LAWS(BOM)-1945-2-3

HAFASJI IBRAHIM Vs. MANGALGIRJI MATHURAGIRJI

Decided On February 21, 1945
HAFASJI IBRAHIM Appellant
V/S
MANGALGIRJI MATHURAGIRJI Respondents

JUDGEMENT

(1.) ON June 10, 1942, a decree was passed in favour of the opponent against the petitioners by the Court of the Extra Avalkarkun at Godhra under Section 19 of the Mamlatdars' Courts Act ordering the petitioners to hand over possession of the suit lands to the opponent. ON June 29, 1942, the petitioners applied to the Collector of Broach and Panchmahals, Godhra, in revision under Section 23 of the Mamlatdars' Courts Act. ON October 7, 1942, the original defendant died, and on January 5, 1943, the present petitioners applied to bring themselves on record as the heirs of the original defendant. ON November 26, 1943, the Collector issued notice to the parties for the hearing of the revisional application. ON December 15, 1943, the matter came before the Assistant Collector and he took the view that the revisional application had abated inasmuch as the petitioners had not applied to bring themselves on record within one month of the death of the original defendant, and on that ground he held that the application was barred and rejected it. It is from this order of the learned Assistant Collector that this revisional application has been preferred.

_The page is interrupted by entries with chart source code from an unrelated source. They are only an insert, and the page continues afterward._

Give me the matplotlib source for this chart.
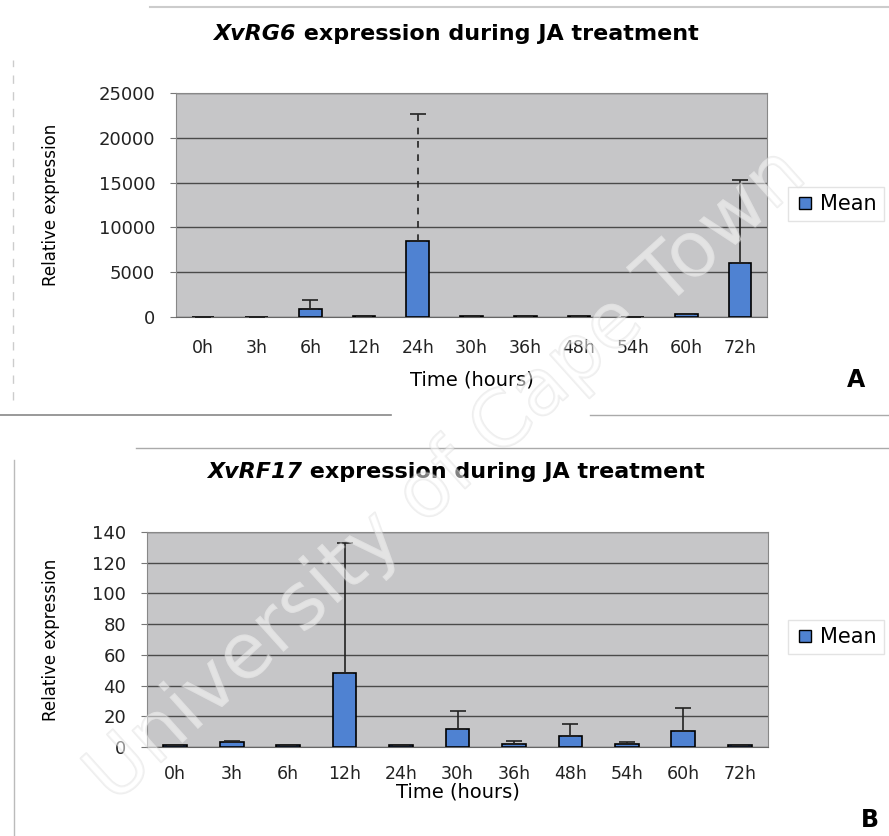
import matplotlib.pyplot as plt
import matplotlib.patheffects as pe
from matplotlib.lines import Line2D

plt.rcParams['font.family'] = ['DejaVu Sans']

# 時間點
times = ['0h', '3h', '6h', '12h', '24h', '30h', '36h', '48h', '54h', '60h', '72h']

# A: XvRG6
rg6_mean = [1, 5, 900, 100, 8450, 80, 150, 100, 50, 300, 6000]
rg6_err = [0, 0, 1000, 0, 14200, 0, 0, 0, 0, 0, 9300]
rg6_ticks = [0, 5000, 10000, 15000, 20000, 25000]

# B: XvRF17
rf17_mean = [1, 3, 1, 48, 1, 11.5, 2, 7, 2, 10.5, 1]
rf17_err = [0.2, 1, 0.3, 85, 0.3, 12, 2, 8, 1, 15, 0.3]
rf17_ticks = [0, 20, 40, 60, 80, 100, 120, 140]

BAR_COLOR = '#4f82d2'
BG_COLOR = '#c6c6c8'
W, H = 889, 836


def draw_title(fig, gene, x_center, y_base):
    # 基因名斜體,其餘正常粗體
    r = fig.canvas.get_renderer()
    t1 = fig.text(0, y_base, gene, fontsize=16, fontweight='bold', style='italic',
                  ha='left', va='baseline')
    t2 = fig.text(0, y_base, ' expression during JA treatment', fontsize=16,
                  fontweight='bold', ha='left', va='baseline')
    w1 = t1.get_window_extent(r).width
    w2 = t2.get_window_extent(r).width
    start = x_center * W - (w1 + w2) / 2
    t1.set_x(start / W)
    t2.set_x((start + w1) / W)


def draw_panel(ax, mean, err, ticks, gene, title_y, legend_y, ylab_x, xlab_y, xpad,
               dashed_idx=None):
    x = range(len(times))
    ax.set_facecolor(BG_COLOR)
    ax.bar(x, mean, width=0.42, color=BAR_COLOR, edgecolor='black', linewidth=1.2, zorder=3)
    eb = ax.errorbar(x, mean, yerr=[[0] * len(err), err], fmt='none', ecolor='#222222',
                     elinewidth=1.2, capsize=6, capthick=1.2, zorder=4)
    if dashed_idx is not None:
        styles = ['-'] * len(err)
        styles[dashed_idx] = (0, (4, 4))
        eb.lines[2][0].set_linestyle(styles)
    ax.set_ylim(ticks[0], ticks[-1])
    ax.set_xlim(-0.5, len(times) - 0.5)
    ax.set_yticks(ticks)
    ax.set_yticklabels([str(t) for t in ticks], fontsize=13, color='#222222')
    ax.set_xticks(list(x))
    ax.set_xticklabels(times, fontsize=12.5, color='#222222')
    ax.tick_params(axis='x', length=0, pad=xpad)
    ax.tick_params(axis='y', length=4, color='#777777', pad=11)
    ax.yaxis.grid(True, color='#4a4a4a', linewidth=1.0, zorder=0)
    ax.set_axisbelow(True)
    for s in ['left', 'right', 'top']:
        ax.spines[s].set_color('#888888')
    ax.spines['bottom'].set_color('#666666')
    ax.set_ylabel('Relative expression', fontsize=12)
    ax.yaxis.set_label_coords(ylab_x, 0.5)
    ax.set_xlabel('Time (hours)', fontsize=14)
    ax.xaxis.set_label_coords(0.5, xlab_y)
    fig = ax.figure
    draw_title(fig, gene, 456 / W, title_y)
    handle = Line2D([], [], marker='s', linestyle='none', markersize=9,
                    markerfacecolor=BAR_COLOR, markeredgecolor='black')
    fig.legend([handle], ['Mean'], loc='center left', bbox_to_anchor=(788 / W, legend_y),
               frameon=True, fancybox=False, edgecolor='#dddddd', fontsize=15,
               handletextpad=0.3, borderpad=0.35, handlelength=0.9, borderaxespad=0)


fig = plt.figure(figsize=(W / 100, H / 100), dpi=100)
ax1 = fig.add_axes([176 / W, 1 - 317 / H, 591 / W, 224 / H])
ax2 = fig.add_axes([147 / W, 1 - 747 / H, 621 / W, 215 / H])

draw_panel(ax1, rg6_mean, rg6_err, rg6_ticks, 'XvRG6', 1 - 40 / H, 1 - 204 / H,
           -0.197, -0.241, 16, dashed_idx=4)
draw_panel(ax2, rf17_mean, rf17_err, rf17_ticks, 'XvRF17', 1 - 478 / H, 1 - 637 / H,
           -0.14, -0.167, 13)

fig.text(856 / W, 1 - 380 / H, 'A', fontsize=17, fontweight='bold', ha='center', va='center')
fig.text(870 / W, 1 - 820 / H, 'B', fontsize=17, fontweight='bold', ha='center', va='center')

# 掃描留下的分隔線
fig.add_artist(Line2D([150 / W, 1], [1 - 7 / H] * 2, color='#cccccc', linewidth=1.5))
fig.add_artist(Line2D([0, 391 / W], [1 - 415 / H] * 2, color='#888888', linewidth=1.2))
fig.add_artist(Line2D([590 / W, 1], [1 - 415 / H] * 2, color='#aaaaaa', linewidth=1.0))
fig.add_artist(Line2D([136 / W, 1], [1 - 448 / H] * 2, color='#aaaaaa', linewidth=1.0))
fig.add_artist(Line2D([14 / W] * 2, [0, 1 - 460 / H], color='#bbbbbb', linewidth=1.0))
fig.add_artist(Line2D([13 / W] * 2, [1 - 400 / H, 1 - 60 / H], color='#cccccc',
                      linewidth=1.0, linestyle=(0, (6, 6))))

# 水印
fig.text(446 / W, 1 - 476 / H, 'University of Cape Town', fontsize=56, rotation=42,
         ha='center', va='center', color='white', alpha=0.3,
         path_effects=[pe.withStroke(linewidth=1.5, foreground='#c8c8c8')])

fig.savefig('out.png', dpi=100)
plt.close(fig)
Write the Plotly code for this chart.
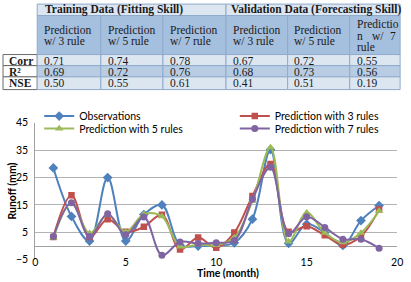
import plotly.graph_objects as go

W, H = 411, 282

# ---------------- data ----------------
months = list(range(1, 20))
observations = [28.5, 10.8, 1.8, 25.0, 1.8, 11.5, 15.0, 0.3, 0.0, 0.2, 1.2, 9.8, 35.2, 1.0, 8.0, 4.9, 0.2, 9.3, 14.8]
pred_3_rules = [3.3, 18.5, 3.3, 9.8, 5.2, 7.0, 11.4, -1.3, 3.1, -0.6, 4.9, 18.3, 30.0, 5.2, 7.2, 3.9, 0.5, 3.6, 13.3]
pred_5_rules = [3.0, 15.6, 4.7, 11.4, 5.2, 11.6, 10.8, -0.2, 0.6, 0.3, 3.0, 16.5, 36.0, 1.6, 12.2, 4.8, 1.3, 4.8, 12.8]
pred_7_rules = [3.5, 15.8, 3.5, 11.8, 4.1, 10.6, -3.4, 1.5, 0.9, 1.2, 2.0, 17.1, 28.8, 4.5, 10.7, 6.8, 2.5, 2.5, -0.8]

series_names = ["Observations", "Prediction with 3 rules", "Prediction with 5 rules", "Prediction with 7 rules"]

# table content
group_titles = ["Training Data (Fitting Skill)", "Validation Data (Forecasting Skill)"]
header_lines = [["Prediction", "w/ 3 rule"], ["Prediction", "w/ 5 rule"], ["Prediction", "w/ 7 rule"],
                ["Prediction", "w/ 3 rule"], ["Prediction", "w/ 5 rule"], None]
row_labels = ["Corr", "R²", "NSE"]
corr_vals = ["0.71", "0.74", "0.78", "0.67", "0.72", "0.55"]
r2_vals = ["0.69", "0.72", "0.76", "0.68", "0.73", "0.56"]
nse_vals = ["0.50", "0.55", "0.61", "0.41", "0.51", "0.19"]
table_rows = [corr_vals, r2_vals, nse_vals]


def px(x):
    return x / W


def py(y):
    return 1 - y / H


fig = go.Figure()

colors = ["#4F81BD", "#C0504D", "#9BBB59", "#8064A2"]
symbols = ["diamond", "square", "triangle-up", "circle"]
sizes = [7.5, 6.5, 7.5, 7]
legend_ids = ["legend", "legend2", "legend3", "legend4"]
for name, vals, c, s, sz, lg in zip(series_names, [observations, pred_3_rules, pred_5_rules, pred_7_rules],
                                    colors, symbols, sizes, legend_ids):
    fig.add_trace(go.Scatter(
        x=months, y=vals, name=name, mode="lines+markers", legend=lg,
        line=dict(color=c, width=2, shape="spline", smoothing=1.0),
        marker=dict(color=c, symbol=s, size=sz, line=dict(width=0)),
    ))

# ---------------- table drawn with shapes ----------------
shapes = []
annotations = []
col_edges = [0, 35, 100, 163.5, 228, 291, 354.5, 406]
row_edges = [-2, 10, 50.7, 62.3, 74, 87.3]
light = "#DCE6F1"
mid = "#B8CCE4"
head = "#A5BFDE"
border = "#8FAACB"


def rect(x0, y0, x1, y1, fill, line="rgba(0,0,0,0)", lw=1):
    shapes.append(dict(type="rect", xref="paper", yref="paper",
                       x0=px(x0), x1=px(x1), y0=py(y1), y1=py(y0),
                       fillcolor=fill, line=dict(color=line, width=lw), layer="below"))


def text(x, y, t, size=11.5, bold=False, anchor="left"):
    annotations.append(dict(xref="paper", yref="paper", x=px(x), y=py(y),
                            xanchor=anchor, yanchor="middle", showarrow=False,
                            borderpad=0,
                            text=("<b>%s</b>" % t) if bold else t,
                            font=dict(family="Liberation Serif", size=size, color="#1a1a1a")))


# title row
rect(col_edges[1], row_edges[0], col_edges[4], row_edges[1], light, border)
rect(col_edges[4], row_edges[0], col_edges[7], row_edges[1], light, border)
text(col_edges[1] + 7, 3.5, group_titles[0], size=11.5, bold=True)
text(col_edges[4] + 4, 3.5, group_titles[1], size=11.5, bold=True)

# header row
for i in range(6):
    rect(col_edges[i + 1], row_edges[1], col_edges[i + 2], row_edges[2], head, border)
    x0 = col_edges[i + 1] + 6
    if header_lines[i] is not None:
        text(x0, 25, header_lines[i][0], size=11.5)
        text(x0, 37, header_lines[i][1], size=11.5)
text(col_edges[6] + 6, 18.5, "Predictio", size=11.5)
text(col_edges[6] + 6, 31, "n", size=11.5)
text(col_edges[6] + 22, 31, "w/", size=11.5)
text(col_edges[6] + 40, 31, "7", size=11.5)
text(col_edges[6] + 6, 43, "rule", size=11.5)

# data rows
row_fills = [light, mid, light]
row_text_y = [57, 68.5, 80.5]
for r in range(3):
    rect(col_edges[0], row_edges[r + 2], col_edges[1], row_edges[r + 3], "white", "#6b6b6b")
    text(5, row_text_y[r], row_labels[r], size=11.5, bold=True)
    for i in range(6):
        rect(col_edges[i + 1], row_edges[r + 2], col_edges[i + 2], row_edges[r + 3], row_fills[r], border)
        text(col_edges[i + 1] + 6, row_text_y[r], table_rows[r][i], size=11.5)

# axis titles
annotations.append(dict(xref="paper", yref="paper", x=px(9.5), y=py(193.5), xanchor="center",
                        yanchor="middle", showarrow=False, textangle=-90,
                        text="<b>Runoff (mm)</b>", font=dict(family="Lato", size=10.5, color="#000")))
annotations.append(dict(xref="paper", yref="paper", x=px(230), y=py(279), xanchor="center",
                        yanchor="middle", showarrow=False, borderpad=0,
                        text="<b>Time (month)</b>", font=dict(family="Lato", size=10.5, color="#000")))

leg_common = dict(orientation="v", xanchor="left", yanchor="middle", itemwidth=30,
                  font=dict(family="Lato", size=10.5, color="#000"), bgcolor="rgba(0,0,0,0)")

fig.update_layout(
    width=W, height=H,
    margin=dict(l=0, r=0, t=0, b=0),
    paper_bgcolor="white", plot_bgcolor="white",
    shapes=shapes, annotations=annotations,
    showlegend=True,
    legend=dict(x=px(37), y=py(115), **leg_common),
    legend2=dict(x=px(237), y=py(115), **leg_common),
    legend3=dict(x=px(37), y=py(128), **leg_common),
    legend4=dict(x=px(237), y=py(128), **leg_common),
    xaxis=dict(domain=[px(33), px(403)], range=[0, 20], tick0=0, dtick=5,
               showgrid=False, zeroline=False, showline=False, ticks="",
               ticklabelstandoff=-5,
               tickfont=dict(family="Lato", size=10.5, color="#000")),
    yaxis=dict(domain=[py(265), py(122)], range=[-5, 45], tick0=-5, dtick=10,
               showgrid=True, gridcolor="#B3B3B3", gridwidth=1,
               zeroline=True, zerolinecolor="#A0A0A0", zerolinewidth=1,
               showline=True, linecolor="#A0A0A0", linewidth=1, ticks="",
               ticklabelstandoff=4,
               tickfont=dict(family="Lato", size=10.5, color="#000")),
)

fig.write_html("out.html")
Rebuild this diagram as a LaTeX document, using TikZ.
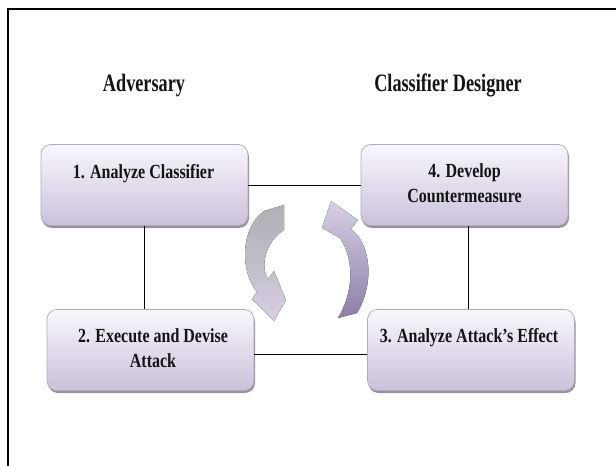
\documentclass[tikz,border=0pt]{standalone}
\usepackage{fontspec}
\setmainfont[FakeStretch=0.8]{Liberation Serif}
\newfontfamily\headfont[FakeStretch=0.73]{Liberation Serif}
\usetikzlibrary{calc}

\definecolor{boxtop}{RGB}{249,247,252}
\definecolor{boxbot}{RGB}{203,193,219}
\definecolor{boxedge}{RGB}{176,170,186}
\definecolor{boxshadow}{RGB}{150,146,158}
\definecolor{greyarrow}{RGB}{176,176,180}
\definecolor{lilacpale}{RGB}{216,208,230}
\definecolor{lilacdeep}{RGB}{140,126,166}
\definecolor{ink}{RGB}{20,20,20}

\tikzset{
  stagebox/.style={rounded corners=10pt, minimum height=81pt, minimum width=207pt,
    inner sep=0pt, draw=boxedge, line width=0.7pt, top color=boxtop, bottom color=boxbot},
  stageshadow/.style={rounded corners=10pt, minimum height=81pt, minimum width=207pt,
    inner sep=0pt, fill=boxshadow},
  stagetext/.style={font=\fontsize{20}{25}\selectfont\bfseries, text=ink, align=center, inner sep=0pt},
  roletext/.style={font=\headfont\fontsize{25}{28}\selectfont\bfseries, text=ink, inner sep=0pt},
  link/.style={draw=black, line width=0.9pt},
}

\begin{document}
\begin{tikzpicture}[x=1pt,y=-1pt]
\useasboundingbox (0,0) rectangle (616,466);
\fill[white] (0,0) rectangle (616,466);

% outer frame (left and top edges)
\draw[line width=2.6pt] (8,466) -- (8,9) -- (616,9);

% role headings
\node[roletext, anchor=base] (hadv) at (144,91) {Adversary};
\node[roletext, anchor=base] (hdes) at (448,91) {Classifier Designer};

% drop shadows under the stage boxes
\node[stageshadow] (s1) at (145.5,187.5) {};
\node[stageshadow] (s4) at (465.5,187.5) {};
\node[stageshadow] (s2) at (151.5,352.5) {};
\node[stageshadow] (s3) at (472,352.5) {};

% stage boxes
\node[stagebox] (b1) at (144.5,185) {};
\node[stagebox] (b4) at (464.5,185) {};
\node[stagebox] (b2) at (150.5,350) {};
\node[stagebox] (b3) at (471,350) {};

% stage labels
\node[stagetext, anchor=base] (t1) at (143.5,178) {1. Analyze Classifier};
\node[stagetext, anchor=base] (t4a) at (464.5,177) {4. Develop};
\node[stagetext, anchor=base] (t4b) at (464.5,202) {Countermeasure};
\node[stagetext, anchor=base] (t2a) at (153,342) {2. Execute and Devise};
\node[stagetext, anchor=base] (t2b) at (153,367) {Attack};
\node[stagetext, anchor=base] (t3) at (469,342) {3. Analyze Attack’s Effect};

% connectors between the stages
\draw[link] (b1.east) -- (b4.west);
\draw[link] ([xshift=-0.5pt]b1.south) -- ([xshift=-0.5pt]b1.south |- b2.north);
\draw[link] ([xshift=3.5pt]b4.south) -- ([xshift=3.5pt]b4.south |- b3.north);
\draw[link] ($(b2.east)+(0,4)$) -- ($(b3.west)+(0,4)$);

% circular arrows in the middle
\fill[top color=greyarrow, bottom color=lilacpale, middle color=greyarrow!60!lilacpale]
  (264,211) -- (284,205) -- (284,230)
  .. controls (270,238) and (258,262) .. (268,279)
  -- (274,271) -- (286,300) -- (274,321) -- (252,299) -- (257,292)
  .. controls (240,272) and (240,228) .. (264,211) -- cycle;
\fill[top color=lilacpale, bottom color=lilacdeep]
  (331,201) -- (358,220) -- (351,229)
  .. controls (372,245) and (374,285) .. (357,313)
  -- (338,318)
  .. controls (352,295) and (356,262) .. (340,238)
  -- (322,228) -- cycle;
\end{tikzpicture}
\end{document}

(2.) NOW Section 18, Sub-clause (3), of the Mamlatdars' Courts Act, provides that in case of the death of any party, while the suit is pending before him, if application is made within one month of such death, the Mamlatdar shall determine summarily who is the legal representative of the deceased party and shall enter on the record the name of such representative; and if no such application is made, the suit shall abate. Section 23, Sub-clause (I), provides that there shall be no appeal from any order passed by a Mamlatdar under the Mamlatdars' Courts Act; but Sub-clause (2) of that section gives revisional powers to the Collector. There is no provision in the Act for bringing on record the heirs of the applicant in a revisional application in the event of the applicant dying nor is there any provision for the abatement of the revisional application on the death of the applicant. In Ganpatram Jebhai v. Ranchhod Haribhai (1892) I. L. R. 17 Bom. 645 Mr. Justice Fulton and Mr. Justice Telang held that under the provisions of the then Mamlatdars' Courts Act (III of 1876), if a party to a suit pending before the Mamlatdar's Court died the suit abated and the heirs of the deceased party could not intervene to proceed with the suit; and Mr. Justice Fulton took the view that as the object of the Act was to provide speedy and temporary relief it was thought inexpedient to make any provision for the continuance of a suit on the death of one of the parties. After this decision was given, the Mamlatdars' Courts Act has been amended; and as I have just pointed out, Sub-clause (3) of Section 18 now provides for the continuance of the suit on the death of a party to the suit pending before the Mamlatdar's Court.

(3.) THE learned Assistant Collector took the view-and rightly-that there was no specific provision under the Mamlatdars' Courts Act with regard to the abatement of pending revisional applications before the Collector. But he proceeded on a rather curious reasoning that because the period of one month was given in the case of a party to the suit dying for the heirs to be brought on record, therefore a similar time-limit must be imposed in the case of a revisional application. You cannot surely bar litigants' applications or suits by analogy. THE learned Assistant Collector then went on to say that as the application in this case was made nearly three months after the death of the original defendant, the application was time-barred and he would not hear the application on its merits and rejected the application. Now, in my opinion, the learned Assistant Collector was definitely wrong in coming to the conclusion that the limitation for the revisional application before him was one month, and he acted with material irregularity in refusing to exercise his jurisdiction to hear the revisional application pending before him on the ground that the application was barred by limitation. It was open to him to take the view that under all the circumstances of the case he would not exercise his inherent power under Section 151 of the Civil Procedure Code to bring the heirs of the applicant on record and that he would not proceed with the application, the applicant being dead. But that is not what he has done. He has refused to hear the application merely because, according to him, it is barred by limitation, which in my opinion clearly is not.